«Le cyborg : question de fiction et de vécu, qui change ce qui compte en tant qu’expérience des femmes en cette fin de XXe siècle. Il s’agit d’une lutte de vie et de mort mais la frontière qui sépare la science-fiction de la réalité sociale n’est qu’illusion d’optique.»

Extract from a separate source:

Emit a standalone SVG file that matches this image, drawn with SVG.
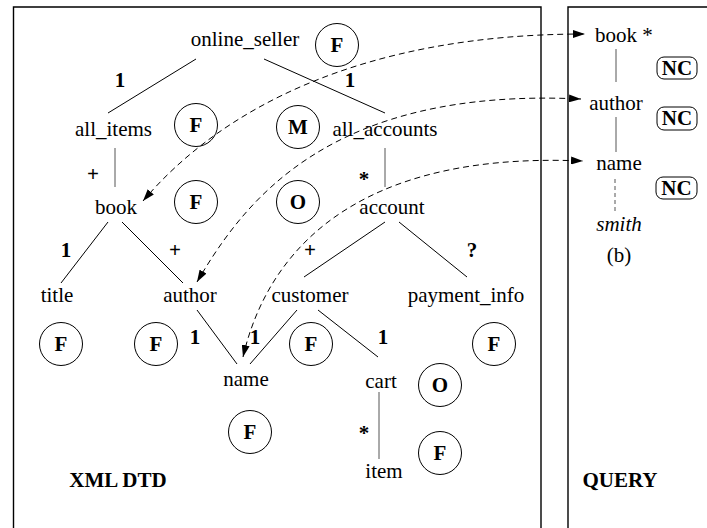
<svg xmlns="http://www.w3.org/2000/svg" width="707" height="528" viewBox="0 0 707 528">
<style>
.t{font-family:"Liberation Serif","Times New Roman",serif;font-size:21px;text-anchor:middle;fill:#000}
.b{font-weight:bold}
.i{font-style:italic}
.e{stroke:#000;stroke-width:1;fill:none}
.g{stroke:#555;stroke-width:1;fill:none}
.d{stroke:#000;stroke-width:1;fill:none;stroke-dasharray:6,4}
.c{fill:none;stroke:#000;stroke-width:1}
.nc{fill:none;stroke:#000;stroke-width:1}
.frame{stroke:#000;stroke-width:1.4;fill:none}
</style>
<defs>
<marker id="ah" viewBox="0 0 12 8" refX="12" refY="4" markerWidth="12" markerHeight="8" markerUnits="userSpaceOnUse" orient="auto-start-reverse">
<path d="M0,0 L12,4 L0,8 z" fill="#000"/>
</marker>
</defs>
<g id="frames">
<path class="frame" d="M13.5 528 V7 H541 V528"/>
<path class="frame" d="M568 528 V7 H707"/>
</g>
<g id="connectors">
<line class="e" x1="196" y1="59" x2="108" y2="113"/>
<line class="e" x1="264" y1="59" x2="385" y2="113"/>
<line class="g" x1="115" y1="148" x2="115" y2="187"/>
<line class="g" x1="385" y1="148" x2="385" y2="187"/>
<line class="e" x1="108" y1="222" x2="61" y2="283"/>
<line class="e" x1="122" y1="222" x2="183" y2="283"/>
<line class="e" x1="385" y1="222" x2="304" y2="277"/>
<line class="e" x1="399" y1="222" x2="467" y2="277"/>
<line class="e" x1="197" y1="310" x2="237" y2="364"/>
<line class="e" x1="297" y1="310" x2="250" y2="364"/>
<line class="e" x1="318" y1="310" x2="378" y2="357"/>
<line class="g" x1="379" y1="392" x2="379" y2="459"/>
<line class="g" x1="616" y1="49" x2="616" y2="82"/>
<line class="g" x1="616" y1="117" x2="616" y2="152"/>
<line class="g" x1="615" y1="179" x2="615" y2="212" stroke-dasharray="4,3"/>
<path class="d" d="M143 201 C220 110 360 34 585 34" marker-start="url(#ah)" marker-end="url(#ah)"/>
<path class="d" d="M197 282 C245 200 330 87 581 99" marker-start="url(#ah)" marker-end="url(#ah)"/>
<path class="d" d="M243 357 C262 275 330 150 583 161" marker-start="url(#ah)" marker-end="url(#ah)"/>
</g>
<g id="labels">
<text class="t b" x="120" y="87">1</text>
<text class="t b" x="350" y="87">1</text>
<text class="t b" x="93" y="181">+</text>
<text class="t b" x="364" y="186">*</text>
<text class="t b" x="66" y="257">1</text>
<text class="t b" x="175" y="257">+</text>
<text class="t b" x="310" y="257">+</text>
<text class="t b" x="472" y="257">?</text>
<text class="t b" x="195" y="344">1</text>
<text class="t b" x="255" y="344">1</text>
<text class="t b" x="383" y="344">1</text>
<text class="t b" x="364" y="440">*</text>
</g>
<g id="n-online_seller"><text class="t" x="245" y="46">online_seller</text><circle class="c" cx="337" cy="45" r="21.5"/><text class="t b" x="337" y="52">F</text></g>
<g id="n-all_items"><text class="t" x="113.5" y="136">all_items</text><circle class="c" cx="196" cy="125" r="21.5"/><text class="t b" x="196" y="132">F</text></g>
<g id="n-all_accounts"><text class="t" x="385" y="136">all_accounts</text><circle class="c" cx="298" cy="127" r="21.5"/><text class="t b" x="298" y="134">M</text></g>
<g id="n-book"><text class="t" x="116" y="214">book</text><circle class="c" cx="196" cy="202" r="21.5"/><text class="t b" x="196" y="209">F</text></g>
<g id="n-account"><text class="t" x="392" y="214">account</text><circle class="c" cx="298" cy="202" r="21.5"/><text class="t b" x="298" y="209">O</text></g>
<g id="n-title"><text class="t" x="57" y="302">title</text><circle class="c" cx="61" cy="344" r="21.5"/><text class="t b" x="61" y="351">F</text></g>
<g id="n-author"><text class="t" x="190" y="302">author</text><circle class="c" cx="156" cy="344" r="21.5"/><text class="t b" x="156" y="351">F</text></g>
<g id="n-customer"><text class="t" x="310" y="302">customer</text><circle class="c" cx="311" cy="344" r="21.5"/><text class="t b" x="311" y="351">F</text></g>
<g id="n-payment_info"><text class="t" x="466" y="302">payment_info</text><circle class="c" cx="494" cy="344" r="21.5"/><text class="t b" x="494" y="351">F</text></g>
<g id="n-name"><text class="t" x="246" y="386">name</text><circle class="c" cx="250" cy="432" r="21.5"/><text class="t b" x="250" y="439">F</text></g>
<g id="n-cart"><text class="t" x="381" y="388">cart</text><circle class="c" cx="440" cy="385" r="21.5"/><text class="t b" x="440" y="392">O</text></g>
<g id="n-item"><text class="t" x="384" y="478">item</text><circle class="c" cx="440" cy="453" r="21.5"/><text class="t b" x="440" y="460">F</text></g>
<g id="title-dtd"><text class="t b" x="118" y="487">XML DTD</text></g>
<g id="title-query"><text class="t b" x="620" y="487">QUERY</text></g>
<g id="q-book"><text class="t" x="595" y="42" text-anchor="start" style="text-anchor:start">book *</text><rect class="nc" x="657" y="57" width="40" height="22" rx="7"/><text class="t b" x="677" y="75">NC</text></g>
<g id="q-author"><text class="t" x="616" y="110">author</text><rect class="nc" x="657" y="107" width="40" height="23" rx="7"/><text class="t b" x="677" y="125">NC</text></g>
<g id="q-name"><text class="t" x="619" y="170">name</text><rect class="nc" x="656" y="177" width="41" height="22" rx="7"/><text class="t b" x="676.5" y="195">NC</text></g>
<g id="q-smith"><text class="t i" x="619" y="231">smith</text></g>
<g id="q-caption"><text class="t" x="619" y="262">(b)</text></g>
</svg>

Donna Haraway, «Manifeste cyborg: science, technologie et féminisme socialiste à la fin du XXe siècle», 1991
Publiés en 1991, ces mots de la philosophe Donna Haraway théorisent des sujets déjà largement abordés dans les travaux de l’artiste féministe pop Kiki Kogelnik au début des années 60. Sous des atours pop et colorés, les oeuvres de cette artiste autrichienne émigrée au Etats-Unis à l’âge de 26 ans, rejoignent les questionnements actuels autour du genre et de la représentation du corps.
Poursuivant son intérêt pour les artistes femmes engagées dans leur époque et éclairant notre présent (exposition «La Femme visible», 24.11.16 – 11.01.17), la galerie natalie seroussi s’associe à la Fondation Kiki Kogelnik et à la Galerie Simone Subal de New-York pour exposer les silhouettes fragiles, technologiques, cosmiques et colorées de Kiki Kogelnik à l’occasion d’une première exposition personnelle en France.
Bien qu’elle côtoie les plus grands artistes pop de sa génération (Roy Lichtenstein, Claes Oldenburg, Andy Warhol, Tom Wesselmann), Kiki Kogelnik fait figure d’ovni dans ce paysage masculin tout occupé à glorifier ou à dénoncer la société de consommation. Plus que l’objet, c’est le corps qui l’intéresse.
Corps artificiel, corps social, cellule familiale, Kiki puise dans l’actualité et au sein de son entourage son inspiration: alunissage d’Apollo 11, silhouettes de ses amis, femme-objet ventant les mérites d’un soin détachant, Kiki Kogelnik fait preuve d’une ironie décapante pour explorer la reconfiguration du corps etdu soi à l’ère des nouvelles technologies, qui la fascinent et l’interrogent.
Féministe incluante (les hommes ne sont pas absents de ses oeuvres) et moins virulente que Judy Chicago à la même époque, Kiki Kogelnik capte les énergies positives de son époque qu’elle déploye au sein d’un vocabulaire dynamique, coloré, fragmenté, libéré des contraintes du minimalisme.
Ses corps démembrés, la multiplication des bras et des jambes qu’elle hybride avec des rouages mécaniques évoque un certain primitivisme (on pense aux empreintes de main de la grotte de Lascaux). Réinventé, elle donne au corps une nouvelle liberté de mouvement par-delà une assignation sociale.
Son oeuvre est une célébration de la joie de vivre, mais aussi un appel à l’émancipation, incitant les femmes de sa génération à devenir des cyborgs plutôt que des déesses.